At the time I obtained the 500 and 600 there was precious little available information about them. So I set about delving into their internals and POKEing around to see what I could discover. The following list is an expansion of the information I sent to Adwells:

  • The 600 may well have been the replacement for the 500. It used the same casing, with the exception of the back panel that held the connectors and the colour of the LED at the front - green for 500, red for 600. The keyboard layout was identical but the control key functions differed on the 500 because of the need to control colour.
  • The operating system of the 600 - Kernel and BASIC - was identical to that of the 128K 700 series though the character generator chip was different as the 700 had 9x14 pixel characters. When the system powered up, it first checked to see if it was a 700 with a built-in screen (bit 7 set on the port at $DF02) and, failing that, tested bit 6 to see if it was running at 50 or 60 Hz after which it set the 6845 video chip accordingly. The code for this was at $E260. BASIC was at $8000 to $BFFF, the Kernel was at $E000 to $FFFF with the I/O chips and screen memory at $D000 to $DFFF (all in bank 15).
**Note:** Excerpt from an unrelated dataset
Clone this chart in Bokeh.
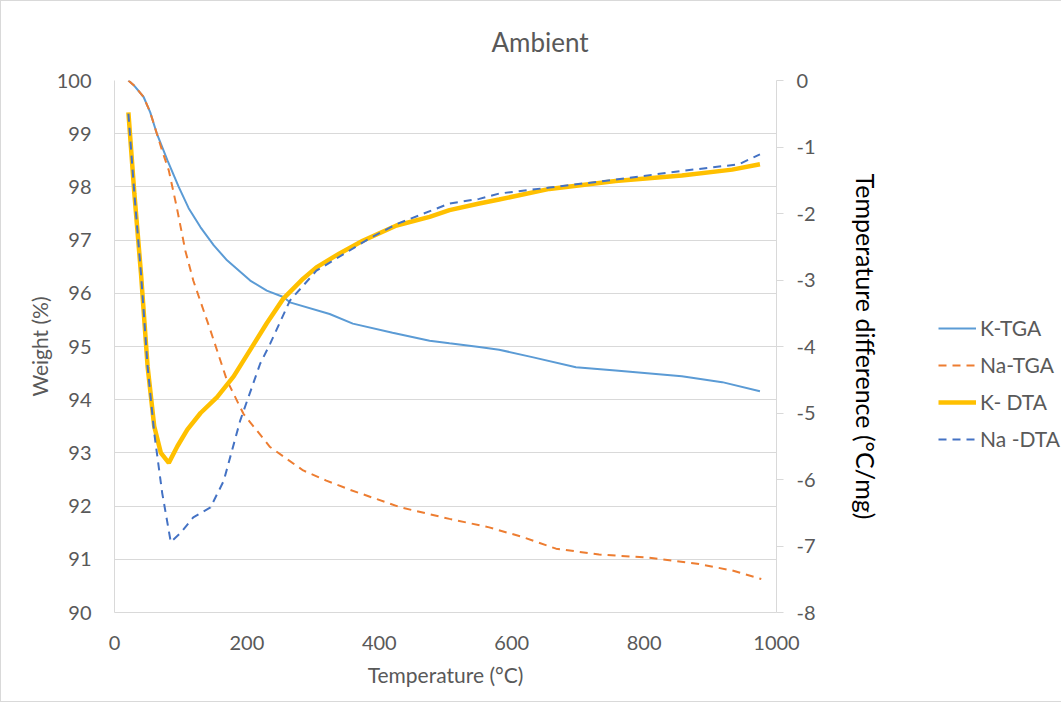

  • There were several sets of ROMs around for these machines. Early ones apparently contained the code to run the cassette port though this was dropped to make room for the IPC code to interface with the second processor. Any attempt to load or save to tape on the later versions gives the error '?DEVICE NOT PRESENT'. The remaining cassette coding jumped through only one vector (at $036A) before going off to the error message. To determine which call was being processed through the vector would mean checking the return address left on the stack. The electronics side of the cassette port worked properly, so it would have been possible to reinstall the code in either RAM or as an add-on cartridge.
  • The ROM numbers for both my machines were:
    BASIC hi901235-02901242-02
    BASIC lo901236-02901243-02B
  • The ROMs were, in fact, 2764 EPROMs sitting in adaptor sockets in the 600 and in an adaptor board in the 500. Adaptors were needed because the EPROMs were 28-pin and the sockets in the board were 24-pin for 2364 ROMs.
  • RAM banking on the 5/6/700s was handled purely by the 6509 CPU and was quite unlike that of the C128 where the bottom 1K of memory was never banked at all (the C128's 8502 CPU could only access the bank that was currently set by the Memory Management chip). See page 4 for more information on the 6509.
  • Unless upgraded, the number of RAM banks available depended upon the model number - the second digit in the model number indicated the size: 0 meant 64K, 1 was 128K and 2 was 256K. My 500 was actually marked 510 and, similarly, the 600 was really a 610 - both came with 128K. Adding new banks of RAM didn't mean that you would automatically get access to them from BASIC - this was actually determined by the BASIC ROM. I managed to obtain the source assembler code for the 6/700 series and it could be plainly seen that it could be conditionally compiled for all three RAM sizes. No doubt, making one system that catered for all sizes would have slowed the machines down.
  • The way the RAM banks were used was as follows (the numbers are the RAM bank number):
    500 (128K)6/700 (128K)6/700 (256K)
    BASIC Program011
    All Variables12-
    Simple Integer/FP Vars--2
    Array variables--3
  • When the machines powered up they checked each RAM bank in succession by writing to EVERY LOCATION (non-destructively - the original value was restored after the write). As each bank took around 2 seconds to be fully checked this meant that a machine upgraded to the maximum possible 896K of memory would take over half a minute before the power-up message came up. For the 500 all the timings were doubled as it had a 1MHz system clock whilst the 6/700s ran at 2MHz. Note that the 500 allowed a possible expansion up to 960K instead of 896K as its first bank was bank 0 (theoretically the 6/700 could go up to 960K as well by adding RAM in bank 0 but this would never be checked by the operating system which always started at bank 1).
  • Although BASIC use of memory was determined by the BASIC ROMs, the Kernel could realise that extra memory existed provided it was contiguous - i.e. a system having banks 1 to 6 and 8 would not recognise bank 8 as it would halt its search when bank 7 was found to be empty. BASIC used the top of the highest bank found to store the function key definitions and the RS-232 input buffer. There was no RS-232 output buffer - each data byte was sent straight to the 6551 chip and then the system looped until either the byte had been processed or the STOP key was pressed. Other buffers were placed at the top of bank 1 (bank 0 in the 500) - these were the 160-character input buffer, the random number used by RND and various odd bytes used by maths routines. These were all located by pointers in zero page (bank 15) and so could be shifted down if the user needed the memory for other purposes. When using the RS-232 channel the computer could be made to do automatic ASCII to PETSCII conversion, and vice versa, by using a secondary address above 127.
  • On opening up a 128K machine you could see where the extra 128K of RAM was meant to go. Unfortunately the boards were flow-soldered, which meant that all the pin holes for the empty RAM banks had been filled in and required an hour or two of careful de-soldering before any new chips or sockets could be inserted. The chips required were the once-standard 64K by 1-bit dynamics (4164, 4564, 4864 etc.) at around 150nS. Also needed were a couple of electrolytic capacitors (10 to 20uF in the 600, 2 to 10uF in the 500) and some 0.2uF decoupling capacitors. The electrolytics went just to the left of the RAM chips (to the right in the 500) and the decouplers went in between each RAM bank - the existing RAM banks would give an indication as to what was required.